BSD does not provide -V
by default, so Ben's solution is as close as it gets. For your convenience I post here our version that is able to sort files like <label>-<version>.<ext>
:
% ls bla-*.ime | sed -Ee 's/^(.*-)([0-9.]+)(\.ime)$/\2.-1 \1\2\3/' | sort -t. -n -k1,1 -k2,2 -k3,3 -k4,4 | cut -d\ -f2-
bla-1.ime
bla-1.0.ime
bla-1.0.0.ime
bla-1.1.ime
bla-1.1.29.ime
bla-1.2.3.ime
bla-1.2.29.ime
bla-1.2.30.ime
bla-1.3.ime
bla-1.3.0.ime
bla-1.3.1.ime
bla-1.3.10.ime
bla-1.3.20.ime
bla-1.7.ime
bla-1.11.29.ime
bla-2.3.2.ime
bla-11.2.2.ime
Short explanation:
- List the files that you want to sort with
ls
.
- Find the version number and prefix the line with that.
- While doing that add
-1
to the end to make shorter version number sort first (before .0
even).
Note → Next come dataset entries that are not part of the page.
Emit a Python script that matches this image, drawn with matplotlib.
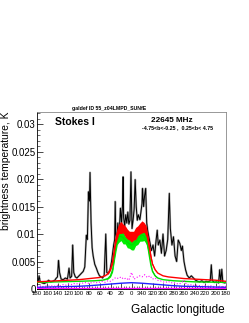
import numpy as np
import matplotlib
matplotlib.use("Agg")
import matplotlib.pyplot as plt

plt.rcParams['font.family'] = ['Liberation Sans', 'DejaVu Sans']

# observed (black), longitude runs 180 -> 0 -> -180 (= 180)
obs_l = [180, 178, 176, 174, 170, 166, 162, 158, 154, 150, 146, 144, 141, 139, 137, 134,
         130, 126, 122, 119, 117, 114, 112, 110, 107, 104, 100, 96, 92, 89, 86, 84,
         82, 80, 79, 77, 75, 73, 70, 67, 64, 61, 58, 55, 52, 49, 47, 44,
         41, 38, 36, 34, 32, 31, 30, 28, 26, 25, 23, 21, 19, 17, 16, 15,
         13, 11, 9, 7, 5, 3, 1, 0, -1, -3, -5, -7, -9, -11, -13, -16,
         -18, -20, -21, -23, -25, -27, -29, -31, -33, -35, -38, -41, -44, -47, -49, -51,
         -54, -57, -60, -63, -66, -69, -72, -74, -77, -80, -83, -86, -89, -92, -95, -97,
         -100, -103, -106, -110, -114, -118, -122, -126, -130, -134, -138, -142, -146, -150, -152, -154,
         -158, -162, -166, -168, -170, -172, -174, -178, -180]
obs_t = [0.0012, 0.0013, 0.0024, 0.0013, 0.0011, 0.0010, 0.0012, 0.0016, 0.0013, 0.0014, 0.0016, 0.0019, 0.0022, 0.0052, 0.0030, 0.0018,
         0.0017, 0.0020, 0.0018, 0.0038, 0.0020, 0.0023, 0.0080, 0.0030, 0.0022, 0.0020, 0.0024, 0.0028, 0.0032, 0.0040, 0.0098, 0.0090,
         0.0177, 0.0160, 0.0212, 0.0120, 0.0075, 0.0060, 0.0045, 0.0038, 0.0030, 0.0024, 0.0022, 0.0020, 0.0025, 0.0100, 0.0030, 0.0028,
         0.0035, 0.0050, 0.0065, 0.0080, 0.0090, 0.0159, 0.0100, 0.0090, 0.0120, 0.0105, 0.0110, 0.0147, 0.0120, 0.0155, 0.0204, 0.0130,
         0.0115, 0.0135, 0.0120, 0.0140, 0.0118, 0.0125, 0.0213, 0.0160, 0.0110, 0.0125, 0.0145, 0.0199, 0.0150, 0.0125, 0.0135, 0.0126,
         0.0140, 0.0155, 0.0183, 0.0150, 0.0170, 0.0183, 0.0120, 0.0105, 0.0095, 0.0085, 0.0070, 0.0080, 0.0060, 0.0090, 0.0107, 0.0080,
         0.0089, 0.0065, 0.0100, 0.0060, 0.0070, 0.0090, 0.0174, 0.0110, 0.0080, 0.0095, 0.0060, 0.0050, 0.0089, 0.0083, 0.0070, 0.0078,
         0.0050, 0.0035, 0.0025, 0.0020, 0.0024, 0.0020, 0.0016, 0.0014, 0.0013, 0.0015, 0.0012, 0.0014, 0.0013, 0.0015, 0.0044, 0.0015,
         0.0012, 0.0013, 0.0011, 0.0035, 0.0013, 0.0036, 0.0012, 0.0011, 0.0012]

# total model (red) and its spread
red_l = [180, 160, 140, 120, 100, 80, 60, 50, 45, 40, 36, 33, 30, 27, 24, 20, 16, 12, 8, 4, 0,
         -4, -8, -12, -16, -20, -24, -28, -31, -34, -37, -40, -45, -50, -60, -70, -80, -100, -120, -140, -160, -180]
red_t = [0.0013, 0.0014, 0.0015, 0.0016, 0.0017, 0.0019, 0.0021, 0.0024, 0.0028, 0.0036, 0.0050, 0.0070, 0.0090, 0.0102, 0.0110, 0.0112, 0.0110, 0.0105, 0.0100, 0.0097, 0.0095,
         0.0097, 0.0101, 0.0106, 0.0110, 0.0113, 0.0112, 0.0105, 0.0092, 0.0075, 0.0058, 0.0045, 0.0035, 0.0029, 0.0024, 0.0022, 0.0021, 0.0019, 0.0018, 0.0017, 0.0016, 0.0014]
red_sp = [0, 0, 0, 0, 0, 0, 0, 0, 0.0001, 0.0002, 0.0004, 0.0006, 0.0008, 0.0010, 0.0009, 0.0011, 0.0008, 0.0010, 0.0009, 0.0008, 0.0010,
          0.0008, 0.0011, 0.0009, 0.0010, 0.0011, 0.0009, 0.0010, 0.0008, 0.0006, 0.0004, 0.0002, 0.0001, 0, 0, 0, 0, 0, 0, 0, 0, 0]

# second component (green)
grn_l = [180, 140, 100, 70, 55, 45, 40, 36, 33, 30, 27, 24, 20, 16, 12, 8, 4, 0,
         -4, -8, -12, -16, -20, -24, -28, -31, -34, -37, -40, -45, -50, -60, -80, -120, -180]
grn_t = [0.0012, 0.0013, 0.0014, 0.0015, 0.0016, 0.0019, 0.0024, 0.0035, 0.0055, 0.0075, 0.0088, 0.0095, 0.0096, 0.0093, 0.0089, 0.0085, 0.0082, 0.0080,
         0.0082, 0.0086, 0.0091, 0.0095, 0.0098, 0.0097, 0.0090, 0.0078, 0.0060, 0.0043, 0.0032, 0.0024, 0.0020, 0.0017, 0.0015, 0.0013, 0.0012]
grn_sp = [0, 0, 0, 0, 0, 0.0001, 0.0002, 0.0004, 0.0006, 0.0009, 0.0007, 0.0010, 0.0008, 0.0011, 0.0007, 0.0010, 0.0008, 0.0009,
          0.0011, 0.0007, 0.0010, 0.0008, 0.0011, 0.0009, 0.0008, 0.0007, 0.0005, 0.0003, 0.0002, 0.0001, 0, 0, 0, 0, 0]

# blue smooth component
blu_l = [180, 140, 100, 80, 60, 40, 20, 0, -20, -40, -60, -80, -100, -140, -180]
blu_t = [0.0003, 0.0004, 0.0005, 0.0006, 0.00075, 0.0009, 0.00105, 0.00115, 0.00105, 0.0009, 0.00075, 0.0006, 0.0005, 0.0004, 0.0003]

# magenta dotted, every 5 deg from 180 to -180
mag_l = np.arange(180, -181, -5)
mag_t = [0.0005, 0.0006, 0.0004, 0.0005, 0.0006, 0.0005, 0.0006, 0.0005, 0.0007,
         0.0006, 0.0008, 0.0007, 0.0009, 0.0008, 0.0010, 0.0009, 0.0011,
         0.0010, 0.0012, 0.0011, 0.0010, 0.0012, 0.0013, 0.0011, 0.0013,
         0.0014, 0.0012, 0.0015, 0.0014, 0.0017, 0.0021, 0.0019, 0.0022,
         0.0018, 0.0020, 0.0016, 0.0030, 0.0018, 0.0021, 0.0024, 0.0022,
         0.0026, 0.0021, 0.0024, 0.0018, 0.0020, 0.0016, 0.0015, 0.0013,
         0.0012, 0.0014, 0.0011, 0.0012, 0.0010, 0.0009, 0.0011, 0.0016,
         0.0008, 0.0007, 0.0008, 0.0006, 0.0007, 0.0006, 0.0005, 0.0006,
         0.0005, 0.0006, 0.0005, 0.0004, 0.0005, 0.0005, 0.0004, 0.0005]

# flat magenta near zero
flat_l = [180, -180]
flat_t = [0.0001, 0.0001]

xticks = list(range(180, -181, -20))
xlabels = [str(v if v >= 0 else v + 360) for v in xticks]

W, H = 249, 323
fig = plt.figure(figsize=(W / 100, H / 100), dpi=100, facecolor="w")
ax = fig.add_axes([37 / W, 1 - 289 / H, 189 / W, 177 / H])

red_t = np.array(red_t); red_sp = np.array(red_sp)
grn_t = np.array(grn_t); grn_sp = np.array(grn_sp)

ax.plot(obs_l, obs_t, color='#b0b0b0', lw=1.5, zorder=2)
ax.plot(obs_l, obs_t, color='k', lw=0.7, zorder=3)
ax.fill_between(grn_l, grn_t - grn_sp, grn_t + grn_sp, color='#00ee00', lw=0, zorder=4)
ax.plot(grn_l, grn_t, color='#00dd00', lw=1.0, zorder=4)
ax.fill_between(red_l, red_t - red_sp, red_t + red_sp, color='#ff0000', lw=0, zorder=5)
ax.plot(red_l, red_t, color='#ff0000', lw=1.0, zorder=5)
ax.plot(mag_l, mag_t, color='#ff00ff', lw=0.8, ls=':', zorder=4)
ax.plot(blu_l, blu_t, color='#2020ff', lw=1.0, zorder=4)
ax.plot(flat_l, flat_t, color='#ff00ff', lw=1.0, zorder=4)

ax.set_xlim(180, -180)
ax.set_ylim(0, 0.0322)
ax.set_xticks(xticks)
ax.set_xticklabels(xlabels)
ax.set_xticks(range(180, -181, -5), minor=True)
ax.set_yticks([0, 0.005, 0.01, 0.015, 0.02, 0.025, 0.03])
ax.set_yticklabels(['0', '0.005', '0.01', '0.015', '0.02', '0.025', '0.03'])
ax.set_yticks(np.arange(0, 0.0321, 0.001), minor=True)
ax.tick_params(axis='both', which='major', direction='in', length=4, width=0.5)
ax.tick_params(axis='both', which='minor', direction='in', length=2, width=0.4)
ax.tick_params(axis='y', labelsize=7, pad=1)
ax.tick_params(axis='x', labelsize=4.3, pad=1.5)
for s in ['top', 'right']:
    ax.spines[s].set_color('#888888')
for s in ax.spines.values():
    s.set_linewidth(0.6)

ax.set_ylabel('brightness temperature, K', fontsize=7.4, loc='top')
ax.yaxis.set_label_coords(-0.135, 1.0)

fig.text(109 / W, 1 - 110 / H, 'galdef ID 55_z04LMPD_SUNfE', fontsize=3.7, fontweight='bold', ha='center')
fig.text(55 / W, 1 - 125 / H, 'Stokes I', fontsize=7.5, fontweight='bold')
fig.text(193 / W, 1 - 122 / H, '22645 MHz', fontsize=5.9, fontweight='bold', ha='right')
fig.text(213 / W, 1 - 129.5 / H, '-4.75<b<-0.25 ,  0.25<b< 4.75', fontsize=3.8, fontweight='bold', ha='right')
fig.text(225 / W, 1 - 313 / H, 'Galactic longitude', fontsize=8.5, ha='right')

plt.savefig("out.png", dpi=100)
plt.close()
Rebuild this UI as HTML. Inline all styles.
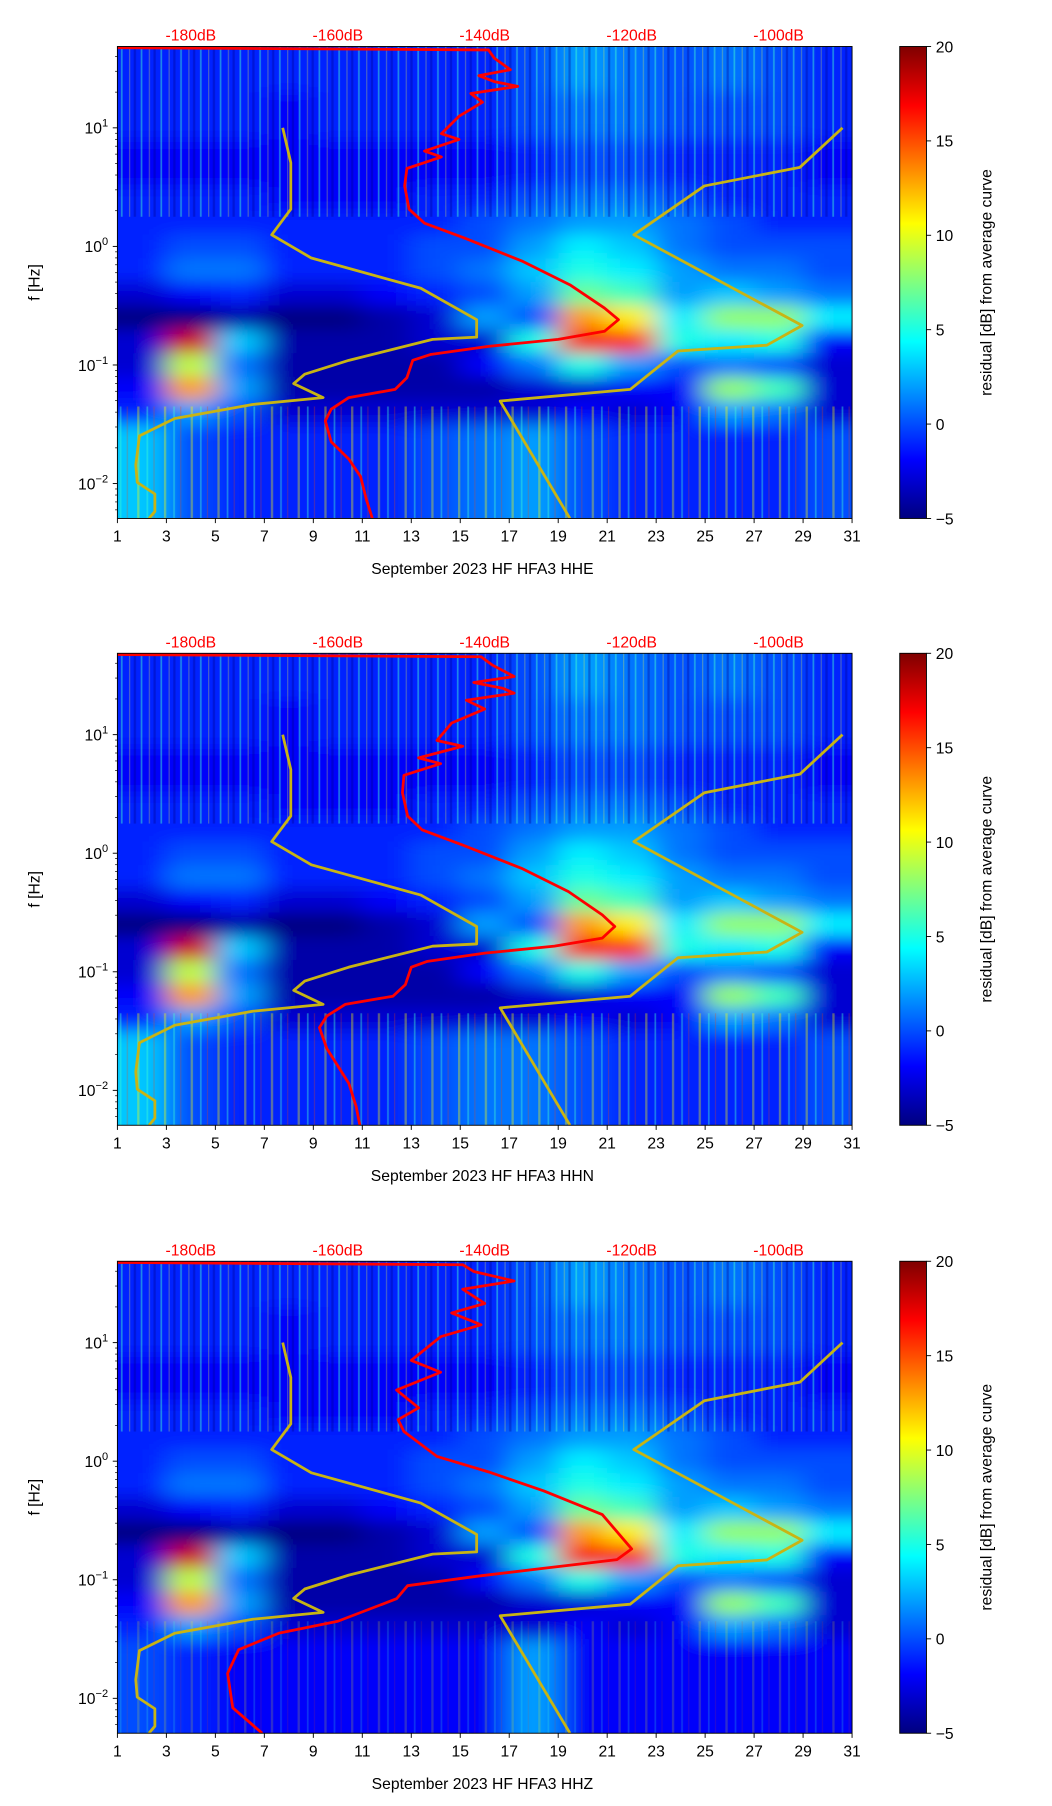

You could change -1
to 0
if you consider 1.3
to be equivalent to 1.3.0
.
- Sort the lines using Ben's suggested solution on the version number.
- Chop off the version prefix from the line.
The list now contains a version sorted list of applicable file names. Any additional sorting on the label
part is left as an exercise to the reader.